Sheri Fink

Sheri Fink

Sheri Fink

Sheri Fink has built a distinguished career as an investigative journalist committed to exposing the human dimensions of public health crises and institutional failure. A physician-turned-reporter, she brings both scientific rigor and narrative empathy to stories about systems under extreme stress and the ethical dilemmas that emerge when ordinary people face impossible choices. Her background in emergency medicine informs her ability to navigate complex medical and ethical terrain, lending credibility and nuance to her investigations of how institutions—and the individuals within them—respond when everything falls apart.
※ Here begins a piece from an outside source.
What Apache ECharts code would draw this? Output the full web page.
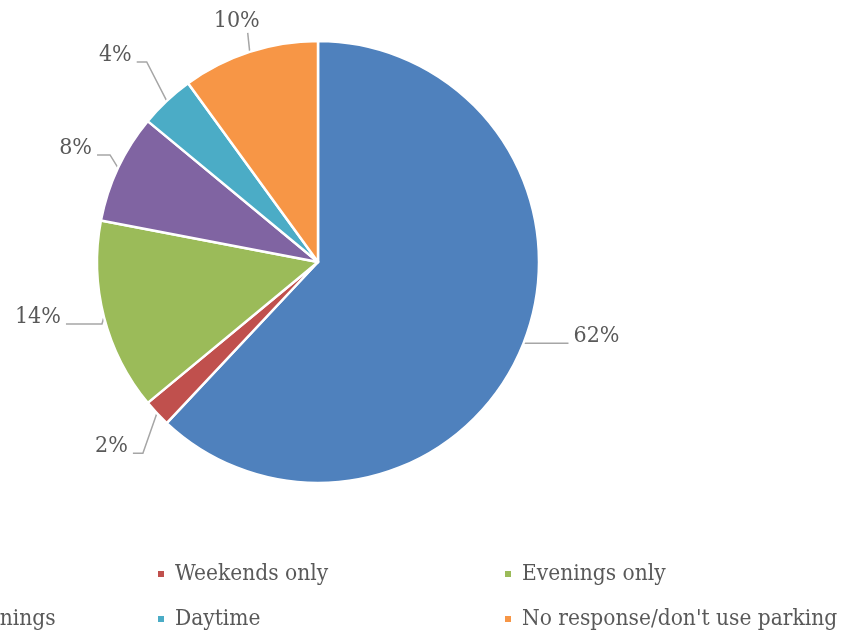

Fink’s masterwork, Five Days at Memorial, won the 2013 National Book Critics Circle Award for Nonfiction, cementing her reputation as one of the foremost chroniclers of disaster and institutional accountability. The book reconstructs the chaotic aftermath of Hurricane Katrina at New Orleans’ Memorial Medical Center, where a group of physicians and nurses faced crushing shortages of resources and medication. Rather than offering easy answers, Fink immerses readers in the moral complexity of the moment, examining the decisions made by medical staff and the subsequent criminal investigations that followed. The book’s recognition reflects both its meticulous reporting and its profound meditation on how institutions and individuals grapple with impossible circumstances—themes that define much of Fink’s broader body of work.